Camp Koolaree: Back to the future?

Camp Koolaree a camp on Kootenay Lake owned and operated by a United Church of Canada Society for the benefit of kids from 7 to 17, mounted a hugely successful fundraising campaign last year that saw the camp filled with canoeing, hiking, swimming, running, singing and socializing children from throughout the West Kootenay and beyond. Finishing the year in the ‘black’ for the first time in a decade, the camp’s board of directors looked forward to another great year in 2014.

With accreditation in hand from the BC Camping Association, the United Church Camping Association, the Health Authority (for kitchen and water works), an ongoing capital improvement plan, and registrations recovering from the uncertainty of 2013, things looked good. Just before opening day, however, the local fire inspector provided some bad news. The camps propane systems needed an upgrade. Ruling the stoves and hot water tanks out of order, the inspector wrote up a list of requirements, wished the camp well, and left the board wondering what might come next.

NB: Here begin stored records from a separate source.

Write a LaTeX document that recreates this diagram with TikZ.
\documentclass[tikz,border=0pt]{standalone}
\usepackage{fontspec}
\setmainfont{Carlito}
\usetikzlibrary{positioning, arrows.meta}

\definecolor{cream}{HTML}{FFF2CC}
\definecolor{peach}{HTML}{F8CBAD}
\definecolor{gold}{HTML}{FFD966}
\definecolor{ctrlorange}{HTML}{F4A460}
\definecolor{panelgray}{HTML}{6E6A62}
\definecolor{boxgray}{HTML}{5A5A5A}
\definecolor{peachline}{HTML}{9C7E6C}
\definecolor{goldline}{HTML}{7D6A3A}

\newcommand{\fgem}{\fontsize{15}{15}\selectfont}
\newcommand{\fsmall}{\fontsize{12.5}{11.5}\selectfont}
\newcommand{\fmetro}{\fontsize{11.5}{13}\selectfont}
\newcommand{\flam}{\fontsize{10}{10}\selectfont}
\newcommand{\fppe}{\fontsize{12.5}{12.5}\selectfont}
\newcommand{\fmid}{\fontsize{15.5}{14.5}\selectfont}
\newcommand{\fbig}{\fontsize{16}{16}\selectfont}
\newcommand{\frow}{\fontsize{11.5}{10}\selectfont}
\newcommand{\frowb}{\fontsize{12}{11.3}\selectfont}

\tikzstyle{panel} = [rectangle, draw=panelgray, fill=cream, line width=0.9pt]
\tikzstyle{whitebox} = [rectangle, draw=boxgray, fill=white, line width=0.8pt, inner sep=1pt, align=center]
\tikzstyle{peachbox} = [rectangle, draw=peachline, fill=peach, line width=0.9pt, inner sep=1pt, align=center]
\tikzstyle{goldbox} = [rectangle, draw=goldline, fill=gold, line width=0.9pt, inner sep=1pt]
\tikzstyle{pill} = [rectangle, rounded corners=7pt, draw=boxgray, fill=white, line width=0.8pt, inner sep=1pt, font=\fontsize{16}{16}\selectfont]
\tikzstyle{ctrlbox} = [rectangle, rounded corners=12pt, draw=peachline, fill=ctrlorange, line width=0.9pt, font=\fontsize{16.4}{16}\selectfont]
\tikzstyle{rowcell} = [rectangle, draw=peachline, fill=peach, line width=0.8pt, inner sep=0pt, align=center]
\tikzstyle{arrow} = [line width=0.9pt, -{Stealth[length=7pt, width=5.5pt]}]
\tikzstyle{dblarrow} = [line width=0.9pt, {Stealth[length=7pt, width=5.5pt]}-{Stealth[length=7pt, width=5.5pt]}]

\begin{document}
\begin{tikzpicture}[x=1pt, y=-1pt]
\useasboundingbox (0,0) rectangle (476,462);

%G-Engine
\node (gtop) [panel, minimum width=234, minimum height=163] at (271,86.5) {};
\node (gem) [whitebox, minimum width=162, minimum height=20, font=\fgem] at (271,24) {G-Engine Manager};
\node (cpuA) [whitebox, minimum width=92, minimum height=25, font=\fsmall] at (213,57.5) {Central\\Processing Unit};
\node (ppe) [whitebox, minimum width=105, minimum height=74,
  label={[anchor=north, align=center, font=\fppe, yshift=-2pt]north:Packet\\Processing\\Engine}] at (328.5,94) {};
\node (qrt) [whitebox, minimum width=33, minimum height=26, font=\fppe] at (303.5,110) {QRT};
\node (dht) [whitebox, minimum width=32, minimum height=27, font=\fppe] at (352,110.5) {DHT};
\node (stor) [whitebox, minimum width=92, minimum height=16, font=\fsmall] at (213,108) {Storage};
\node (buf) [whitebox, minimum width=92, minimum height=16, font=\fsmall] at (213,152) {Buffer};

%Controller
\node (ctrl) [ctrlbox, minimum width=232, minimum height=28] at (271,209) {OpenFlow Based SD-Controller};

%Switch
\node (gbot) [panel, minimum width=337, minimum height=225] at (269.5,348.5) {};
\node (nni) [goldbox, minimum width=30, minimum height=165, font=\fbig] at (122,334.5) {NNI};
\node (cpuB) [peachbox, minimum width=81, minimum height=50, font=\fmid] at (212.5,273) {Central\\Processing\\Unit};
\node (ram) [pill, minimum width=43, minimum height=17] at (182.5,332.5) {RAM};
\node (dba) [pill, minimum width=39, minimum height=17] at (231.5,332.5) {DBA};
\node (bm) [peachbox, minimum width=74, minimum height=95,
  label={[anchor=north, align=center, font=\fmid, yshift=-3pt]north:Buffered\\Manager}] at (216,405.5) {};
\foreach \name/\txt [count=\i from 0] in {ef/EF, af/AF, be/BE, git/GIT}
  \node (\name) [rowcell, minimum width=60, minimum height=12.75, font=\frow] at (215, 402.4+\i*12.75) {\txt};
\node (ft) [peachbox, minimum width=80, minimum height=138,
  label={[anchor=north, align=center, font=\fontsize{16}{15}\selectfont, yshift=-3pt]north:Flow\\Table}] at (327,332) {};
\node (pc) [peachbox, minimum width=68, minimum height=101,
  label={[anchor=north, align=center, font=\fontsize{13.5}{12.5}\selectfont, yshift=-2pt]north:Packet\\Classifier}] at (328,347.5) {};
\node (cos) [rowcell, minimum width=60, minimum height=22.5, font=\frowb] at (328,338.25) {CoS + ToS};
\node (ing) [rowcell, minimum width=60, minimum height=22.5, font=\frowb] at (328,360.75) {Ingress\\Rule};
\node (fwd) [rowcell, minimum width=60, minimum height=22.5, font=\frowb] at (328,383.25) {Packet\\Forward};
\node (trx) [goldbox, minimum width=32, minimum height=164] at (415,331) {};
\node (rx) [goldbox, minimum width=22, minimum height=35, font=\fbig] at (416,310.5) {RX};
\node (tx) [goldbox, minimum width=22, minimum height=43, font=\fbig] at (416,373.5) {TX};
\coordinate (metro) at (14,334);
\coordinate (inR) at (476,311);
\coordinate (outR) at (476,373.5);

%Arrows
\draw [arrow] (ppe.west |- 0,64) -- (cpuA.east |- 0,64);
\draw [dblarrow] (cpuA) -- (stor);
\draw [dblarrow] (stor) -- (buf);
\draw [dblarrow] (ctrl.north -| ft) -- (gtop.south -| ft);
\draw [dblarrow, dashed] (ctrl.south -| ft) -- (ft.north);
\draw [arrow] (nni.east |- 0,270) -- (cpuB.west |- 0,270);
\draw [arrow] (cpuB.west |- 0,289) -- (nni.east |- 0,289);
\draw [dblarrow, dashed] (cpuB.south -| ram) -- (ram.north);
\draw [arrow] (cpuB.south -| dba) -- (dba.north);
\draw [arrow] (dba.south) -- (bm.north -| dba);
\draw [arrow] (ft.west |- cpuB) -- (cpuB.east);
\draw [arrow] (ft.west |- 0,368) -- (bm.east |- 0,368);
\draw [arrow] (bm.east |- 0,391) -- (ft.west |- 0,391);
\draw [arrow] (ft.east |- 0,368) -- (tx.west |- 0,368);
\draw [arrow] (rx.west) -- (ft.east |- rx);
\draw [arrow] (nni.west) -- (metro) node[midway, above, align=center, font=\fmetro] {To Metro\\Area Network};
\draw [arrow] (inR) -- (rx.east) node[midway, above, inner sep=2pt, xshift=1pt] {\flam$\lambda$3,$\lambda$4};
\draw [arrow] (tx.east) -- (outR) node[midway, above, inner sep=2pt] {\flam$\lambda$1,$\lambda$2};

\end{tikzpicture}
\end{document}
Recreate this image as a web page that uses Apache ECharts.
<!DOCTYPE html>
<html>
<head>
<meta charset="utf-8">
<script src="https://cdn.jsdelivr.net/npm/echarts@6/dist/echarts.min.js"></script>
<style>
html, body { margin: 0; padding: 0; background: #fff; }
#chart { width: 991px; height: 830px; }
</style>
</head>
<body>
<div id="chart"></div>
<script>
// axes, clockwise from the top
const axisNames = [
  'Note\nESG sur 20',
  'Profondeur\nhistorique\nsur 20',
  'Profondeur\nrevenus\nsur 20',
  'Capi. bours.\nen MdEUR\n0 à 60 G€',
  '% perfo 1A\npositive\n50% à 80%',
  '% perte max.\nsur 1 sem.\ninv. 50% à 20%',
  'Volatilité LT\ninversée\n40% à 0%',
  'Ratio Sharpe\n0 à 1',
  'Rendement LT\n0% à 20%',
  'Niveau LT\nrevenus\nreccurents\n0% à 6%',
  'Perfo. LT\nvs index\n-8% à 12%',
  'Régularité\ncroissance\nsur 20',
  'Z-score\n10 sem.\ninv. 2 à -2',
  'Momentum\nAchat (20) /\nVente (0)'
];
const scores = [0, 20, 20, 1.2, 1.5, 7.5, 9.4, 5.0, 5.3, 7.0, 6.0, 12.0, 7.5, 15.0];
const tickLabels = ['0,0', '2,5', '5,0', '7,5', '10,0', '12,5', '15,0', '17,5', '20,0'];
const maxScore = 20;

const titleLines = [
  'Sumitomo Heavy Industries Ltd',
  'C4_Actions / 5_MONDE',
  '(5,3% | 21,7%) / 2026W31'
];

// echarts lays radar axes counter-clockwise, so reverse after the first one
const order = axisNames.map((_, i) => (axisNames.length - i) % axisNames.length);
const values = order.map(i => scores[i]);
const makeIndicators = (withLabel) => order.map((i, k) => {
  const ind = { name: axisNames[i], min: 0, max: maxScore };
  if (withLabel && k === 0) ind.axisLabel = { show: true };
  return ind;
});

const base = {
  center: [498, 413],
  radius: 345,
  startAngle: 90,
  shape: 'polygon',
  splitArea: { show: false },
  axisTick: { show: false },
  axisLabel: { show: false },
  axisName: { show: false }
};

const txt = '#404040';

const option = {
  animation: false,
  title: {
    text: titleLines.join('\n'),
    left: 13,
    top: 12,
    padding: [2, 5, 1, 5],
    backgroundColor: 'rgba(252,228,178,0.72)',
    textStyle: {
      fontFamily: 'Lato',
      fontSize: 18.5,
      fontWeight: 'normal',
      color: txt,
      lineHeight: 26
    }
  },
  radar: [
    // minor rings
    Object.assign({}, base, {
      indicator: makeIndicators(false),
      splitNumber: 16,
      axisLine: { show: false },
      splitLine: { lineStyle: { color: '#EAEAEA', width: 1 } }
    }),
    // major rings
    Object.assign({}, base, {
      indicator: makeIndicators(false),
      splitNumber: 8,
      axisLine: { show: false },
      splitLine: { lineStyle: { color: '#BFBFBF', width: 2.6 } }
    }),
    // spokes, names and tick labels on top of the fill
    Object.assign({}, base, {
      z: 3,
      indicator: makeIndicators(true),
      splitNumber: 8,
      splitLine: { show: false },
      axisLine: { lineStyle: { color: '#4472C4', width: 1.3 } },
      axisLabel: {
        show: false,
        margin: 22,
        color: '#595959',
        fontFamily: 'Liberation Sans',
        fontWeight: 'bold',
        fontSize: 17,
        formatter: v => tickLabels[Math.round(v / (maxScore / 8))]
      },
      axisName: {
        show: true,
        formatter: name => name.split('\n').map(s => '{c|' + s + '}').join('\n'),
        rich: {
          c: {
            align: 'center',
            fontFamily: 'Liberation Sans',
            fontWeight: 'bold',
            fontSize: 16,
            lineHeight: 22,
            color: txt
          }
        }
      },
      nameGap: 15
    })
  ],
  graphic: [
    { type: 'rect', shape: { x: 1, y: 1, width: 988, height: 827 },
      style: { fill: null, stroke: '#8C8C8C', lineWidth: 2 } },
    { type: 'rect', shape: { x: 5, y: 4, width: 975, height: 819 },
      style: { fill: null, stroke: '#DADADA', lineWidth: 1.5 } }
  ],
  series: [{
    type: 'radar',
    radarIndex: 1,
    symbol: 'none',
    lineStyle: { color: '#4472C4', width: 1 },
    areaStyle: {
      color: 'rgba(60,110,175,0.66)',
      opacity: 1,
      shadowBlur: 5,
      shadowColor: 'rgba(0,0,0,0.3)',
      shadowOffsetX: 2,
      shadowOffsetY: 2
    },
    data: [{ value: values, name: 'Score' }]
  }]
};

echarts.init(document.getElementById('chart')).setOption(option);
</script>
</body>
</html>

A plan was soon developed. Hot water for showers and washing up would come from a wood heating system, propane barbeques and stoves would be set up in the dining hall, and the improvements required to meet the standards set by the inspection would be put in place as soon as possible. Word went out, donations of materials and time were offered and organized, and campers arrived.

The first Koolaree run camp has seen 30 teen co-ed campers enjoying the place and all it has offered since camping started here in 1932. The Board looks forward to another four camps over the next four weeks.

“When you think about it,” says Board Chair Peter Herd, “we’ve come a long way since those days. What seems like a set-back to us would be state of the art to the people who came here in the 1930s. They had canvass shelters, wood stoves and the open air to dine in. We have showers, potable water, cabins, a lodge, dining hall, kitchen, craft hut, canoes, fields, and a chapel. A few days without stoves seems pretty inconsequential by comparison.”

Peter is confident that campers will continue to enjoy Koolaree, as he has, since coming here as a child himself. Noting that fees went up last year, he also pointed out that the camp has never turned a child away for financial reasons. There is always a way. “As far as I’m concerned,” he said, “there always will be.”